• Exercise: State how many lines in the listing below include the word "LaTeX". Give nothing but the number.

--- Provided data ---

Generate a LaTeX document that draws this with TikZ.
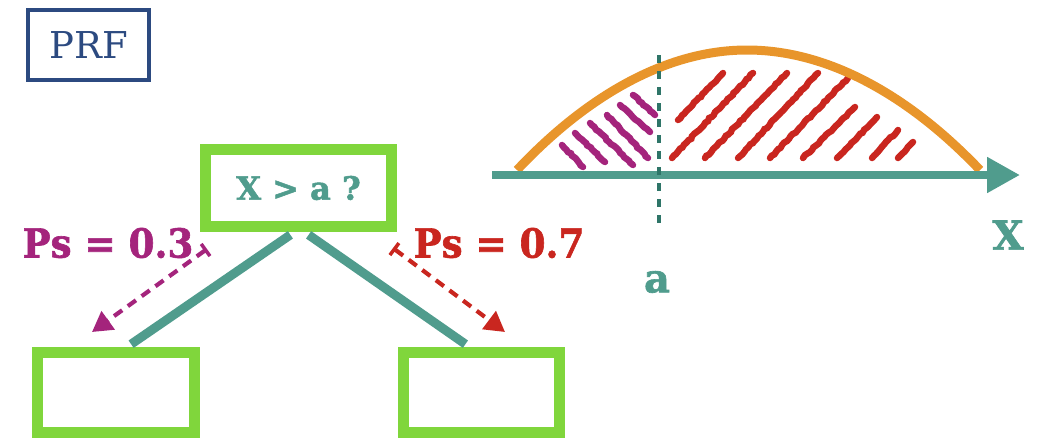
\documentclass[tikz,border=0pt]{standalone}
\usepackage{fontspec}
\setmainfont{DejaVu Serif}[BoldFeatures={FakeBold=1.6}]
\usetikzlibrary{arrows.meta,calc,decorations.pathmorphing}
\definecolor{prfblue}{HTML}{2C4A80}
\definecolor{boxgreen}{HTML}{80D63C}
\definecolor{tealone}{HTML}{509C8D}
\definecolor{tealdark}{HTML}{2E7568}
\definecolor{curveorange}{HTML}{E8952B}
\definecolor{magc}{HTML}{A4247C}
\definecolor{redc}{HTML}{C9261F}
\tikzset{
  prfbox/.style={draw=prfblue,line width=4.5pt,minimum width=121pt,minimum height=70pt,
    text=prfblue,font=\fontsize{37}{40}\selectfont,inner sep=0pt},
  greenbox/.style={draw=boxgreen,line width=11pt,inner sep=0pt},
  treeline/.style={tealone,line width=9pt},
  probarrow/.style={line width=4.2pt,dash pattern=on 10pt off 7pt,
    {Bar[width=15pt,line width=3.5pt]}-{Triangle[length=20pt,width=22pt]}},
  problabel/.style={font=\fontsize{40}{42}\selectfont\bfseries,inner sep=0pt},
  hatchline/.style={line width=6.5pt,line cap=round,
    decorate,decoration={random steps,segment length=3pt,amplitude=0.7pt}},
  axislabel/.style={text=tealone,font=\fontsize{40}{42}\selectfont\bfseries,inner sep=0pt},
}
\begin{document}
\begin{tikzpicture}[x=1pt,y=-1pt]
\useasboundingbox (0,0) rectangle (1043,437);
% PRF title box
\node[prfbox] (prf) at (88.5,45) {PRF};
% decision tree
\node[greenbox,minimum width=186pt,minimum height=77pt,text=tealone,
  font=\fontsize{32}{34}\selectfont\bfseries] (top) at (298.5,188) {X > a ?};
\node[greenbox,minimum width=157pt,minimum height=80pt] (bl) at (116,392.5) {};
\node[greenbox,minimum width=156pt,minimum height=80pt] (br) at (481.5,392.5) {};
\draw[treeline,shorten <=5pt,shorten >=5pt] ([xshift=-4pt]top.south) -- ([xshift=11pt]bl.north);
\draw[treeline,shorten <=5pt,shorten >=5pt] ([xshift=6pt]top.south) -- ([xshift=-12pt]br.north);
% probability arrows
\draw[probarrow,magc] ($(top.south west)+(7,17)$) -- ($(bl.north west)+(60,-15)$);
\draw[probarrow,redc] ($(top.south east)+(-4,16)$) -- ($(br.north west)+(107,-15)$);
\node[problabel,text=magc,xscale=0.93] (p3) at (108,243) {Ps = 0.3};
\node[problabel,text=redc,xscale=0.93] (p7) at (499,243) {Ps = 0.7};
% distribution plot
\foreach \ax/\ay/\bx/\by in {562/145/583/167, 575/133/605/162, 590/123/633/165,
    607/115/648/158, 620/105/650/132, 633/95/655/115}
  \draw[hatchline,magc] (\ax,\ay) -- (\bx,\by);
\foreach \ax/\ay/\bx/\by in {678/120/723/73, 672/158/753/73, 705/158/787/73,
    738/158/818/73, 770/158/848/78, 803/158/855/107, 837/158/877/117,
    872/158/898/130, 898/158/913/142}
  \draw[hatchline,redc] (\ax,\ay) -- (\bx,\by);
\draw[curveorange,line width=9pt] (517,170) parabola bend (747,50) (980,170);
\draw[tealone,line width=8pt,-{Triangle[length=33pt,width=34pt]}] (492,175) -- (1020,175);
\draw[tealdark,line width=4.5pt,dash pattern=on 8pt off 8pt] (659,55) -- (659,225);
\node[axislabel] (alab) at (657,282) {a};
\node[axislabel] (xlab) at (1008,235) {X};
\end{tikzpicture}
\end{document}
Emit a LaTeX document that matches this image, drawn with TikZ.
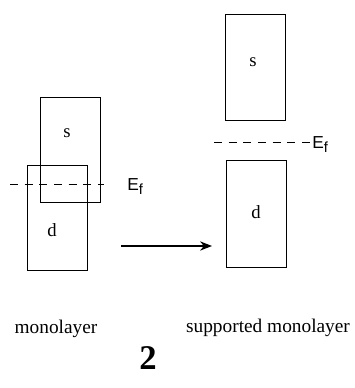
\documentclass[tikz,border=0pt]{standalone}
\usepackage{fontspec}
\setmainfont{Liberation Serif}
\newfontfamily\labsans{Liberation Sans}
\usetikzlibrary{arrows.meta}
\begin{document}
\begin{tikzpicture}[x=0.75pt,y=-0.75pt,>={Stealth[length=9pt,width=7pt]},
 band/.style={draw,line width=0.65pt,inner sep=0pt,minimum width=45pt},
 sym/.style={font=\fontsize{14}{16}\selectfont,inner sep=0pt},
 ef/.style={font=\labsans\fontsize{13}{15}\selectfont,inner sep=0pt,anchor=west},
 lab/.style={font=\fontsize{14.5}{17}\selectfont,inner sep=0pt},
 level/.style={dash pattern=on 6pt off 5pt,line width=0.65pt}]
\useasboundingbox (0,0) rectangle (354,388);
% monolayer
\node[band,minimum height=78.75pt] (s1) at (70,149.5) {};
\node[band,minimum height=78.75pt] (d1) at (57.5,217.5) {};
\node[sym] (s1t) at (67,133) {s};
\node[sym] (d1t) at (52,230) {d};
\coordinate (f1a) at (10,184);
\coordinate (f1b) at (104,184);
\node[ef] (ef1) at (127,187) {E\raisebox{-3pt}{\fontsize{11}{13}\selectfont f}};
\draw[level] (f1a) -- (f1b);
% supported monolayer
\node[band,minimum height=79.5pt] (s2) at (255,67) {};
\node[band,minimum height=80.25pt] (d2) at (256.5,213.5) {};
\node[sym] (s2t) at (253,62) {s};
\node[sym] (d2t) at (256,212) {d};
\coordinate (f2a) at (214,142);
\coordinate (f2b) at (310,142);
\node[ef] (ef2) at (312,145) {E\raisebox{-3pt}{\fontsize{11}{13}\selectfont f}};
\draw[level] (f2a) -- (f2b);
% arrow
\coordinate (ar1) at (121,246);
\coordinate (ar2) at (212,246);
\draw[->,line width=0.9pt] (ar1) -- (ar2);
% captions
\node[lab] (cap1) at (56,329) {monolayer};
\node[lab] (cap2) at (268,328) {supported monolayer};
\node[font=\bfseries\fontsize{26}{30}\selectfont,inner sep=0pt] (num) at (148,358) {2};
\end{tikzpicture}
\end{document}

---

• Right answer: 2